En comparaison, les États-Unis et la Russie disposent de près de 1 600 têtes nucléaires stratégiques déployées chacun, un chiffre limité par le traité New START qui expire en 2026. Les arsenaux des autres États dotés sont plus petits : environ 420 pour la Chine (en nette croissance) et 230 pour le Royaume-Uni.
Le concept français est lié à celui de « stricte suffisance » : la France possède de quoi infliger des dégâts équivalents à la « valeur France », afin de rendre le coût d’une attaque contre les intérêts vitaux français supérieurs aux bénéfices qu’un adversaire pourrait trouver dans cette attaque. Jusqu’à la fin de la guerre froide, ces dégâts étaient mesurés en morts dans la population ennemie : il fallait par exemple être capable de détruire 15 à 20 millions de Soviétiques. Cette logique macabre sous-tend encore les stratégies nucléaires, bien qu’aujourd’hui le ciblage soit officiellement dirigé vers les centres de pouvoir et de gravité de l’adversaire.
De plus, la doctrine française refuse la possibilité d’une guerre nucléaire limitée et donc du nucléaire tactique, tant les conséquences seraient dramatiques pour le territoire européen.

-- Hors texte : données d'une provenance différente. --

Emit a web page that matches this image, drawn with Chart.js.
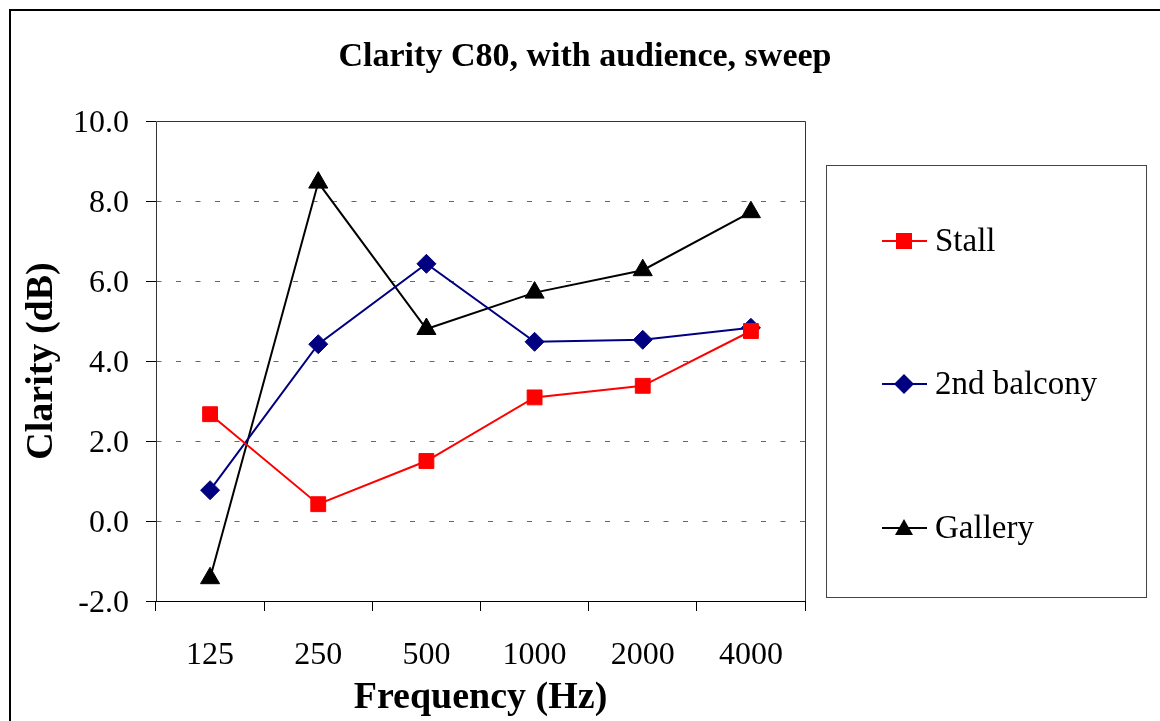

Ces spécificités en termes de doctrine et de stratégie sont à l’origine de l’indépendance de la dissuasion française et d’une souveraineté politique et industrielle, qui persiste encore aujourd’hui.
LA FRANCE EST LA SEULE PUISSANCE DE L’UNION EUROPÉENNE « DOTÉE ». EN CAS D’ISOLATIONNISME AMÉRICAIN, POURRAIT-ELLE PARTAGER SA DISSUASION AVEC LES AUTRES MEMBRES ?

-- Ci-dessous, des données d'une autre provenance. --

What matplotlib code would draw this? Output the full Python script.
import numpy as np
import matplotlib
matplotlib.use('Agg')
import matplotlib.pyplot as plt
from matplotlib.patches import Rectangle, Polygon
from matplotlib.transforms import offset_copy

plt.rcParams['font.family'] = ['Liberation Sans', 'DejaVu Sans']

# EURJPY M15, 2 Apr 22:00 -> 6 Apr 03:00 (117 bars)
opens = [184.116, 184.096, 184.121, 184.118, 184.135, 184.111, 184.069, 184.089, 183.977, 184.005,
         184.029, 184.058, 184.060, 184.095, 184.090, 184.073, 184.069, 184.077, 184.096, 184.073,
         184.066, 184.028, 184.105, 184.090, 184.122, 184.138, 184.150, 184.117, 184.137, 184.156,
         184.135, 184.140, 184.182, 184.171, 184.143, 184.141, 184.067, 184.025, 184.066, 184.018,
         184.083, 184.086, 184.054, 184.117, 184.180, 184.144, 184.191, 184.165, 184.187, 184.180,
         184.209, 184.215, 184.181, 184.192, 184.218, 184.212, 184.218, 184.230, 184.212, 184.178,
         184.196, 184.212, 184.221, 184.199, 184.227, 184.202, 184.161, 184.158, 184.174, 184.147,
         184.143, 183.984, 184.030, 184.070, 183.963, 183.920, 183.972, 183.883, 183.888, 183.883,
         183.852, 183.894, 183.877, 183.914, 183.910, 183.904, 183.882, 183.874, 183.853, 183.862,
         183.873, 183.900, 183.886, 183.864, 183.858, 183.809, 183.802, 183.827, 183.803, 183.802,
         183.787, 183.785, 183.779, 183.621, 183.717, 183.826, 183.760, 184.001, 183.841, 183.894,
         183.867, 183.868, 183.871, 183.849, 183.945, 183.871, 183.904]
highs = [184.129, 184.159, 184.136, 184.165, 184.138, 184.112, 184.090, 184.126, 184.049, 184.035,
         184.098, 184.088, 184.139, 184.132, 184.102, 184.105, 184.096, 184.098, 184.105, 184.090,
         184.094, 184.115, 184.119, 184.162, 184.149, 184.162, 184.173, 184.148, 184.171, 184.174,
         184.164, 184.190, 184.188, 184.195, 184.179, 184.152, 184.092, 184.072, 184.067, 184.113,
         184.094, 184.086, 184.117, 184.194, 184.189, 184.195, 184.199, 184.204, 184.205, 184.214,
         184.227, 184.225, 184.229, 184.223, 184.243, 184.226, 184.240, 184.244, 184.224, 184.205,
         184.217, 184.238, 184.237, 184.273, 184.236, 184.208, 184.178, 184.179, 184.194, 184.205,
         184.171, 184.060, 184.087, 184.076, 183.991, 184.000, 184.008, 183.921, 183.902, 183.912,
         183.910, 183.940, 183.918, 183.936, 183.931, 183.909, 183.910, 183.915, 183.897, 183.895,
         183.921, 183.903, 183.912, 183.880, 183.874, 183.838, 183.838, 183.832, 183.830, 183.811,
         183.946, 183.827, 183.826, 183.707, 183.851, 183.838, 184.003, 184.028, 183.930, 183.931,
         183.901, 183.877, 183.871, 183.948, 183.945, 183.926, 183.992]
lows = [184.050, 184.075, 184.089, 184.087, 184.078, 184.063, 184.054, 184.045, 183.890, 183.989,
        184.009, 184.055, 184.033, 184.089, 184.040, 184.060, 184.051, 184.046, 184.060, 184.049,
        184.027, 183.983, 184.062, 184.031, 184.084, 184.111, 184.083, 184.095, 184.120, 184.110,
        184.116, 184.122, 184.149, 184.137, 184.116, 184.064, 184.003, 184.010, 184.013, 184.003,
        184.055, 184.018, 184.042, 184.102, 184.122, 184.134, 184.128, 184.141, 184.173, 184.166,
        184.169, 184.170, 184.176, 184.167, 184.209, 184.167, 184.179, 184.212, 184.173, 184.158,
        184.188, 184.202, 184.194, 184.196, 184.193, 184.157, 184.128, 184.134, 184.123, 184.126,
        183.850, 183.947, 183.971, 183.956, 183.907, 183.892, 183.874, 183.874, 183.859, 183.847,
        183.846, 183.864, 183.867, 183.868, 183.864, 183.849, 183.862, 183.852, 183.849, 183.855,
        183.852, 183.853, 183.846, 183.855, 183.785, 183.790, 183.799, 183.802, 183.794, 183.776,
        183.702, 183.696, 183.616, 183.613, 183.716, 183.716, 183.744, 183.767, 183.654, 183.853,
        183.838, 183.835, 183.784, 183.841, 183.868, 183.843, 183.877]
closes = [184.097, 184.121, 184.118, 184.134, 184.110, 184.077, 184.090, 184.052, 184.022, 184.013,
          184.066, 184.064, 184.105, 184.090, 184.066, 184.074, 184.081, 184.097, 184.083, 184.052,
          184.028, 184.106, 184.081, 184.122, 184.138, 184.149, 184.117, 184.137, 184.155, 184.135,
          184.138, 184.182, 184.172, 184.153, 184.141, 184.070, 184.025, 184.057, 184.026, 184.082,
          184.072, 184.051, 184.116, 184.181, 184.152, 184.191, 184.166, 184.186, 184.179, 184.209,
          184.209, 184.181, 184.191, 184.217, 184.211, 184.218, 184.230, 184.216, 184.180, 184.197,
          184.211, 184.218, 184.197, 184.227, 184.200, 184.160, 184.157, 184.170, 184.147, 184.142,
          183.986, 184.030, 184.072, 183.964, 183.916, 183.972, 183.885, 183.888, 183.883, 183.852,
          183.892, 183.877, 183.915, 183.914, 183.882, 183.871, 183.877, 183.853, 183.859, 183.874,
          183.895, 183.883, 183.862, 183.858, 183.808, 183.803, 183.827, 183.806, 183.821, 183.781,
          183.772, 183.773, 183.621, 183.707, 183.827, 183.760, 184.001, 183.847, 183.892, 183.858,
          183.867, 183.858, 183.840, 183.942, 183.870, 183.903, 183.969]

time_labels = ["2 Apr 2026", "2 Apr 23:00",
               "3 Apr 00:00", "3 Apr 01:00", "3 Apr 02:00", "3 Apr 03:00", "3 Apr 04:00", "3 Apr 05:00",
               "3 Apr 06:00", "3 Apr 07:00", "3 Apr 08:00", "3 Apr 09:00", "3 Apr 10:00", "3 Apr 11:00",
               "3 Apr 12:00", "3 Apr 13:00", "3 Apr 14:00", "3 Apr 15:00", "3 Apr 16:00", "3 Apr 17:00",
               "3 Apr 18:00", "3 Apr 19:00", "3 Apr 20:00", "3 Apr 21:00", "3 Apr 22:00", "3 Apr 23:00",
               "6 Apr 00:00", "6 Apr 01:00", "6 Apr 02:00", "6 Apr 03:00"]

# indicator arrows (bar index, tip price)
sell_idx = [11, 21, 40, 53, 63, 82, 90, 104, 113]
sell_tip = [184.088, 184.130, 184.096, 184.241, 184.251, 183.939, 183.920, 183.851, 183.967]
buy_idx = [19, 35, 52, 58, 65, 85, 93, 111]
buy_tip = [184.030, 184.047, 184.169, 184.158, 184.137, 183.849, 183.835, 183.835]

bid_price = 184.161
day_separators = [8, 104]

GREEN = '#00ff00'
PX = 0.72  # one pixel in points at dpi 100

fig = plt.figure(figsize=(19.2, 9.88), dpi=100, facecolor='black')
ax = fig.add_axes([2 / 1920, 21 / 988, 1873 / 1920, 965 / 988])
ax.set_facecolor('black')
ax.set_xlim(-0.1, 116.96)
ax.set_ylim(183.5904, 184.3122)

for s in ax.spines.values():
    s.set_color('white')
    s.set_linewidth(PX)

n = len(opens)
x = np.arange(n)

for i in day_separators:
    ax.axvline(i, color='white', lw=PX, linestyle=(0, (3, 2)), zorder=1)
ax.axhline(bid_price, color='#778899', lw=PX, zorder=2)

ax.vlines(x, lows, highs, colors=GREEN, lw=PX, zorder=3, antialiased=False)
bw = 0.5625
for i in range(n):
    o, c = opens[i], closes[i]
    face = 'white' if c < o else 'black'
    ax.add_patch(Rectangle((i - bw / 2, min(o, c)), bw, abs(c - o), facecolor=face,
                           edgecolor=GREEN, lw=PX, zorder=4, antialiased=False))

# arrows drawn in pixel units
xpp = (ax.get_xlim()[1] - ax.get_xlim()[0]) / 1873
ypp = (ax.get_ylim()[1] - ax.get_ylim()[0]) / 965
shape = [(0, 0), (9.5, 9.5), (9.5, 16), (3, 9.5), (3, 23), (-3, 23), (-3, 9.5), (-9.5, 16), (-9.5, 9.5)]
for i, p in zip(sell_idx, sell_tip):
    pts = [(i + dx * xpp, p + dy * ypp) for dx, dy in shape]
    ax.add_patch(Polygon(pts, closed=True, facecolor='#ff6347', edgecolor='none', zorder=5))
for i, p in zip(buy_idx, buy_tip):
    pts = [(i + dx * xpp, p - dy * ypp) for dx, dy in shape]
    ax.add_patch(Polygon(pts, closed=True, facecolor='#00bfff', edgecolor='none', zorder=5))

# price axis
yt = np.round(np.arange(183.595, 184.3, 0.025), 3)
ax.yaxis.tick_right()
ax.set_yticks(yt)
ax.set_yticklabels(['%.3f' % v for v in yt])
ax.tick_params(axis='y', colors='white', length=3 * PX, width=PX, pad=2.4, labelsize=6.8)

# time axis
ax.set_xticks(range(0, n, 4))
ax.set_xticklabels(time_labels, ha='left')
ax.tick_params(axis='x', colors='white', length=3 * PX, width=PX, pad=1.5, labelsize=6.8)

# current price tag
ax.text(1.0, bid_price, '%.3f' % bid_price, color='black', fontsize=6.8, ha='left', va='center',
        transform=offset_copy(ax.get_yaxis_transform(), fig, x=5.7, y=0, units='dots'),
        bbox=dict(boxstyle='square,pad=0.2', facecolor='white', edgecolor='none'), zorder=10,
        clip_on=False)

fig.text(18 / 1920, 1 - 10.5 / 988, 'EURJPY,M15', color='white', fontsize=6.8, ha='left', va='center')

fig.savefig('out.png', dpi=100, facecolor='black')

Les États-Unis ont déjà connu plusieurs périodes de repli sans que cela ne remette en cause la dissuasion élargie dont ils font profiter leurs alliés de l’OTAN mais aussi leurs partenaires en Asie (Japon, Corée du Sud, Australie). Cette dissuasion, qui passe par le déploiement de bombes nucléaires américaines dans certains pays de l’OTAN mais aussi de forces conventionnelles, est au cœur de l’Alliance atlantique et de la relation transatlantique et il paraît peu probable qu’elle soit remise en cause, même par un second mandat de Donald Trump.

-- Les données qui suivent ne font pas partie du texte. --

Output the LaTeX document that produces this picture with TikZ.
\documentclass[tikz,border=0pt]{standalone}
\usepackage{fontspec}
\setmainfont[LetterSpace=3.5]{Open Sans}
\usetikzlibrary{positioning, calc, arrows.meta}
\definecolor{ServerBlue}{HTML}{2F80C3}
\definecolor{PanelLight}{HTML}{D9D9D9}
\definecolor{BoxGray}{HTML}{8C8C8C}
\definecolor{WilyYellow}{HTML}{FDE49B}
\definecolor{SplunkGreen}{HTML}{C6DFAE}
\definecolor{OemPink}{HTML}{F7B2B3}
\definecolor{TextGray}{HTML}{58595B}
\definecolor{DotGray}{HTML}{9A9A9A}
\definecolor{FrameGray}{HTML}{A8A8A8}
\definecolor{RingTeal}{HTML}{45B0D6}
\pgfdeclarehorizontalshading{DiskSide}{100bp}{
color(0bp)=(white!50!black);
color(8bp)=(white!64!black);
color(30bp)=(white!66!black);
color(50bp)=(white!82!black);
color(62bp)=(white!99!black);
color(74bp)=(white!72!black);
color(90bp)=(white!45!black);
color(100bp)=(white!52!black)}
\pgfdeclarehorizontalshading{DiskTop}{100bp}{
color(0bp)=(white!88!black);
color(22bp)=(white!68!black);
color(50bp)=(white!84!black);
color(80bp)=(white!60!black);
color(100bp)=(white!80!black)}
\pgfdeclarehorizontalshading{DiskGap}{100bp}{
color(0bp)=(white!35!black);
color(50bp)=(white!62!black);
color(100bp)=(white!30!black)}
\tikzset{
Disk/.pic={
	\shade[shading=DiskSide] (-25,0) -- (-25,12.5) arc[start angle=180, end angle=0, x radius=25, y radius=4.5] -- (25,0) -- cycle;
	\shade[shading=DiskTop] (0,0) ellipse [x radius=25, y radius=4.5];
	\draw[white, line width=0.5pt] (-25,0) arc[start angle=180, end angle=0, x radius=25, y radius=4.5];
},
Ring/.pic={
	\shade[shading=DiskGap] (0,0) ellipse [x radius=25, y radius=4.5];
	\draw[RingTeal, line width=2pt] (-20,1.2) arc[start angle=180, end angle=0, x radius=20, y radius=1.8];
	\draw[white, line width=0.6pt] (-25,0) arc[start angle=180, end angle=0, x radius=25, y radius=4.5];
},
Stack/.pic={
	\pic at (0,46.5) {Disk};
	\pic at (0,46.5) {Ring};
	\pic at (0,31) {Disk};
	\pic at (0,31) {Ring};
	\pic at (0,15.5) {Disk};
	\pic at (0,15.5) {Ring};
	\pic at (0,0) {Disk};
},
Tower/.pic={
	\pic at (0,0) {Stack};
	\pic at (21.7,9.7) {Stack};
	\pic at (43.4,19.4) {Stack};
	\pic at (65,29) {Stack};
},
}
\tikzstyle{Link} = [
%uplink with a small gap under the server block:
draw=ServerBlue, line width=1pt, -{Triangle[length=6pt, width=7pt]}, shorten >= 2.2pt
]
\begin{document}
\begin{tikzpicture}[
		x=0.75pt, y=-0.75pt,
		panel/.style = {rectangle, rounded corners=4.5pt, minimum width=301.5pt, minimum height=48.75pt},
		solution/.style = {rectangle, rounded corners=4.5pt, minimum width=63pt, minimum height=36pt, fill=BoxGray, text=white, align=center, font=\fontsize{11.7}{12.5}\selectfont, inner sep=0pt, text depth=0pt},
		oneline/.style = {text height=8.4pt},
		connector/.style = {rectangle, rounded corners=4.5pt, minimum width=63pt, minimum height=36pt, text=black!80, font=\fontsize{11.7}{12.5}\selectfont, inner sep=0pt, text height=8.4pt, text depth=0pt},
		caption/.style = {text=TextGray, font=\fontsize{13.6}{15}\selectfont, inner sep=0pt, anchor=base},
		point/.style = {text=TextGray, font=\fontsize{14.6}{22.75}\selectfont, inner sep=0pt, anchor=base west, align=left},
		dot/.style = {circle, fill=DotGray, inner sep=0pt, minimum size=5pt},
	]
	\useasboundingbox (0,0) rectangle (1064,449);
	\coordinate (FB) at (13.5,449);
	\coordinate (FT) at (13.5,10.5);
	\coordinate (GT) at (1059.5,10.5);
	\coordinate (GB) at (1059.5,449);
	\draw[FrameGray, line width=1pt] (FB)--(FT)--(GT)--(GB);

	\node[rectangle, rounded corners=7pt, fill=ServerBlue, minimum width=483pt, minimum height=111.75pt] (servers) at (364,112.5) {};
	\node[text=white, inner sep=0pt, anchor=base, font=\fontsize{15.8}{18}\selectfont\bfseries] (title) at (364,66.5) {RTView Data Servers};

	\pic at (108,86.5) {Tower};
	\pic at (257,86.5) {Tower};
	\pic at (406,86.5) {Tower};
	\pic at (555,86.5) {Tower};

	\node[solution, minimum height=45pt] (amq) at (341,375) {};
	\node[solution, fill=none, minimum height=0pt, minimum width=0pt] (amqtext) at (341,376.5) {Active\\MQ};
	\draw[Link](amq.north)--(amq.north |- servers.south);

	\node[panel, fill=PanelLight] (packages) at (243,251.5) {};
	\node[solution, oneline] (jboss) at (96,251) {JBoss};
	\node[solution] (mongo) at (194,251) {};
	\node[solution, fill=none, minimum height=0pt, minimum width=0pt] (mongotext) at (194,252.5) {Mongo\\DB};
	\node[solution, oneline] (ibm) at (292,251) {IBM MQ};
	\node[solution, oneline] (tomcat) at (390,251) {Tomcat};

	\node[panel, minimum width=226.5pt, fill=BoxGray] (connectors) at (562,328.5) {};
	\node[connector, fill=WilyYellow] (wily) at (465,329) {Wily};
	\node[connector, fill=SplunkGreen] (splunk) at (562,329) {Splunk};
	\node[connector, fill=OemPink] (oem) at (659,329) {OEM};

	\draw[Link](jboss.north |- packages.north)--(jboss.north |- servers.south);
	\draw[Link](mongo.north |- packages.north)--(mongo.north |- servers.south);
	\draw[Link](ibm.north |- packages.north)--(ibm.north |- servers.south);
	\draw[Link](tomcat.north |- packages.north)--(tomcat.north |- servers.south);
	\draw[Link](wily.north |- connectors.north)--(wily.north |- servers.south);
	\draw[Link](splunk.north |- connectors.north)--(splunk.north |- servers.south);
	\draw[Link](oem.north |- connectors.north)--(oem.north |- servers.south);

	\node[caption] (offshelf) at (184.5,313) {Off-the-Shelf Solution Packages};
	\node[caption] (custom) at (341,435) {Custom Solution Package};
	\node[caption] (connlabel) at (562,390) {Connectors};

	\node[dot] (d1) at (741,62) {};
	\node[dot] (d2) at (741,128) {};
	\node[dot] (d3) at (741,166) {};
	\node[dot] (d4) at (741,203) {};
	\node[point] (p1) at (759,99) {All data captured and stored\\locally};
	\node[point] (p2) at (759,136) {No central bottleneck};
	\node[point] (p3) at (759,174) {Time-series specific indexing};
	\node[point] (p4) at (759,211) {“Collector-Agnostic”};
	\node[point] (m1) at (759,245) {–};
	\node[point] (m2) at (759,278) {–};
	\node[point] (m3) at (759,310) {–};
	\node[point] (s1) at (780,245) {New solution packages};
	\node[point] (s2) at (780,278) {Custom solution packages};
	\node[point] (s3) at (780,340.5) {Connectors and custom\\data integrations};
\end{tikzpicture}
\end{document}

Cependant, il est nécessaire de se préparer à toutes les éventualités, et la dissuasion nucléaire française a clairement un rôle à jouer dans la défense de l’Europe. Cette dimension européenne de la dissuasion française est sous-entendue dès le Livre blanc de 1972, mais a clairement été exprimée par le président Macron dans son discours sur la stratégie de défense et de dissuasion en février 2020, puis au cours d’autres interventions par la suite. Il encourage notamment les pays européens à s’intéresser à la dissuasion nucléaire française et à clairement mentionner leurs besoins et idées en la matière. Force est de constater que, pour le moment, cette offre n’a pas réellement rencontré son public : les pays européens, surtout ceux qui sont membres de l’OTAN, restent profondément attachés à la dissuasion nucléaire américaine, qu’ils considèrent comme la seule crédible.
Un certain degré d’ambiguïté est évidemment nécessaire dans la politique déclaratoire française : le discours présidentiel se limite ainsi à déclarer que les « intérêts vitaux de la France ont une dimension européenne ». Cependant, il ne s’agit pas d’un engagement concret et compréhensible par les Alliés, ce qui nuit à leur attrait pour la stratégie européenne de la dissuasion française.
Si la France veut jouer un rôle plus important dans la défense de l’Europe grâce à sa dissuasion, alors des engagements politiques et stratégiques plus fermes doivent être pris.